Data excerpt:
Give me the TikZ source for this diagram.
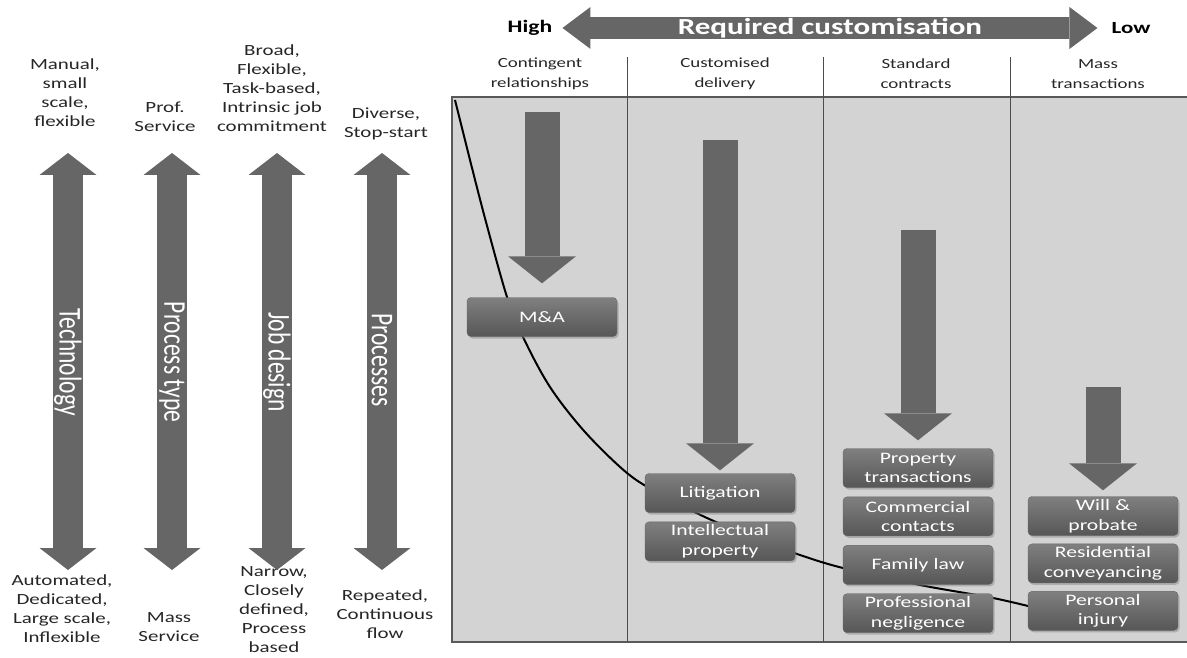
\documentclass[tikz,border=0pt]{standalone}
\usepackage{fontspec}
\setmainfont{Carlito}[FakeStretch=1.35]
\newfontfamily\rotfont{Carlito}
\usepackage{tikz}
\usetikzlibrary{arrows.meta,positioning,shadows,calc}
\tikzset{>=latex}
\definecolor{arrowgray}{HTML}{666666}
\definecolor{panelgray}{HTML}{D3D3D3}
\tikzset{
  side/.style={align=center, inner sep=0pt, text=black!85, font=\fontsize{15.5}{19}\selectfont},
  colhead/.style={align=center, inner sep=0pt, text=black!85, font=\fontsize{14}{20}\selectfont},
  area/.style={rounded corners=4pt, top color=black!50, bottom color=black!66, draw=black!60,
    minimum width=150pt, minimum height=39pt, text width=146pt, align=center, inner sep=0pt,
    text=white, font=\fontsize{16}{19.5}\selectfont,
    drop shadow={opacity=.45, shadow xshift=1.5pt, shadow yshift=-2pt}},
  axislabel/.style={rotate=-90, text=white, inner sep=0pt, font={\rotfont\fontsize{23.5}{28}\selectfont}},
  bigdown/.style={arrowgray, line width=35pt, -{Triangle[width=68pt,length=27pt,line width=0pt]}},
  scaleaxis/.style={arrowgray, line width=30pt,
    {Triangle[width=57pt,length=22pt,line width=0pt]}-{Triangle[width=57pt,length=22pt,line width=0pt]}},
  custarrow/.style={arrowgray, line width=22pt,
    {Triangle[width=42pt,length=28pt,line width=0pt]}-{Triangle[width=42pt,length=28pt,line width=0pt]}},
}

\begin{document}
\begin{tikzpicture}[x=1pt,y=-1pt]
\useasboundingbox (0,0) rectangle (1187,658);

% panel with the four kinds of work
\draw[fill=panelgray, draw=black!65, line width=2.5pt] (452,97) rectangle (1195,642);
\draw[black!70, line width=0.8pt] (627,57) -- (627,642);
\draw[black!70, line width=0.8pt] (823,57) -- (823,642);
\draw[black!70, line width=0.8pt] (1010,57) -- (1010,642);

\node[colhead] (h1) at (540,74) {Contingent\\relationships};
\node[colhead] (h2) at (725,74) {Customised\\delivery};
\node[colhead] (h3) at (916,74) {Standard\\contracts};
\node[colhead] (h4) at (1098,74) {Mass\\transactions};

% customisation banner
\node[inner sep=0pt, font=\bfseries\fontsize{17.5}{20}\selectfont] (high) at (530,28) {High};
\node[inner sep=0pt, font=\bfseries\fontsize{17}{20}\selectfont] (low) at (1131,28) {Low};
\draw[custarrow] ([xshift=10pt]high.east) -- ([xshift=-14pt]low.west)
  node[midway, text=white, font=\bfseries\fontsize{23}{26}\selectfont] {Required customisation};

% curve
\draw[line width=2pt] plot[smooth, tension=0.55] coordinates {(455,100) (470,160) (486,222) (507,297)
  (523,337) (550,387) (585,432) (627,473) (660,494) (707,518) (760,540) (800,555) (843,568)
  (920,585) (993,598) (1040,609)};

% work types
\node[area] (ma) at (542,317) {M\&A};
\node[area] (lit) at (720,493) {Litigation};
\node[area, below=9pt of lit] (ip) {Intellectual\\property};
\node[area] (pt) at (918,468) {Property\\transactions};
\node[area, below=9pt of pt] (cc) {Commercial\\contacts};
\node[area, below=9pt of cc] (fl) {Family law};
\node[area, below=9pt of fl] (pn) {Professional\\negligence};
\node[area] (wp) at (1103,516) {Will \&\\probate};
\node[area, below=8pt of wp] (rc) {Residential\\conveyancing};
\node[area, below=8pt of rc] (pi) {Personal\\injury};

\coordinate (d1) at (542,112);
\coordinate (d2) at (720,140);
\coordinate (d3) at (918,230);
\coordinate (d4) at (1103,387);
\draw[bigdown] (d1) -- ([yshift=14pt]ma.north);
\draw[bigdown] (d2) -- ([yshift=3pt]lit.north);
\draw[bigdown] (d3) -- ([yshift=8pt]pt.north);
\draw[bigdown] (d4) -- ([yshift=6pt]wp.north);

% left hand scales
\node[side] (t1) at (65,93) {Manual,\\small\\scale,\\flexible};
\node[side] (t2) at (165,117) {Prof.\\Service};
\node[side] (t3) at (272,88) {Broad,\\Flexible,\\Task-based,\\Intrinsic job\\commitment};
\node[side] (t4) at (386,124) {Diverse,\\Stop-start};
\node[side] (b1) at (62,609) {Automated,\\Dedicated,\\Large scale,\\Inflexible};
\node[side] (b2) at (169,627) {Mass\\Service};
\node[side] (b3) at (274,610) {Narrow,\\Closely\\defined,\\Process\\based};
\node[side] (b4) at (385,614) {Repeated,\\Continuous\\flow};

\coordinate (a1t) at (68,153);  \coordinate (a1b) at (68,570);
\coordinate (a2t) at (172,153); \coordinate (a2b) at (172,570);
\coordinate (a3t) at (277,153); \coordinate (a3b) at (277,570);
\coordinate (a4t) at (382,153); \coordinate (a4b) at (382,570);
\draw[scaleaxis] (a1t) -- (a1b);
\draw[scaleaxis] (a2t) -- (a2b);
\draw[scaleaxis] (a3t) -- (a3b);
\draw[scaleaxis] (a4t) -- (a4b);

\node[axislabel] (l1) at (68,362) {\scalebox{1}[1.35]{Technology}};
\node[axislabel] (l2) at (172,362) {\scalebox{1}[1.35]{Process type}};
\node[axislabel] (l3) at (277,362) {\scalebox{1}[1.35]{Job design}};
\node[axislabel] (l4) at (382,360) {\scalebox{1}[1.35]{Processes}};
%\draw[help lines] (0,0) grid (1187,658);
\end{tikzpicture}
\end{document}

Given task: Repeat only the lines between the start of the data and the line with "(h4) at (1098,74)", including those two lines, and skip the pictures.

Answer to this problem:
Give me the TikZ source for this diagram.
\documentclass[tikz,border=0pt]{standalone}
\usepackage{fontspec}
\setmainfont{Carlito}[FakeStretch=1.35]
\newfontfamily\rotfont{Carlito}
\usepackage{tikz}
\usetikzlibrary{arrows.meta,positioning,shadows,calc}
\tikzset{>=latex}
\definecolor{arrowgray}{HTML}{666666}
\definecolor{panelgray}{HTML}{D3D3D3}
\tikzset{
  side/.style={align=center, inner sep=0pt, text=black!85, font=\fontsize{15.5}{19}\selectfont},
  colhead/.style={align=center, inner sep=0pt, text=black!85, font=\fontsize{14}{20}\selectfont},
  area/.style={rounded corners=4pt, top color=black!50, bottom color=black!66, draw=black!60,
    minimum width=150pt, minimum height=39pt, text width=146pt, align=center, inner sep=0pt,
    text=white, font=\fontsize{16}{19.5}\selectfont,
    drop shadow={opacity=.45, shadow xshift=1.5pt, shadow yshift=-2pt}},
  axislabel/.style={rotate=-90, text=white, inner sep=0pt, font={\rotfont\fontsize{23.5}{28}\selectfont}},
  bigdown/.style={arrowgray, line width=35pt, -{Triangle[width=68pt,length=27pt,line width=0pt]}},
  scaleaxis/.style={arrowgray, line width=30pt,
    {Triangle[width=57pt,length=22pt,line width=0pt]}-{Triangle[width=57pt,length=22pt,line width=0pt]}},
  custarrow/.style={arrowgray, line width=22pt,
    {Triangle[width=42pt,length=28pt,line width=0pt]}-{Triangle[width=42pt,length=28pt,line width=0pt]}},
}

\begin{document}
\begin{tikzpicture}[x=1pt,y=-1pt]
\useasboundingbox (0,0) rectangle (1187,658);

% panel with the four kinds of work
\draw[fill=panelgray, draw=black!65, line width=2.5pt] (452,97) rectangle (1195,642);
\draw[black!70, line width=0.8pt] (627,57) -- (627,642);
\draw[black!70, line width=0.8pt] (823,57) -- (823,642);
\draw[black!70, line width=0.8pt] (1010,57) -- (1010,642);

\node[colhead] (h1) at (540,74) {Contingent\\relationships};
\node[colhead] (h2) at (725,74) {Customised\\delivery};
\node[colhead] (h3) at (916,74) {Standard\\contracts};
\node[colhead] (h4) at (1098,74) {Mass\\transactions};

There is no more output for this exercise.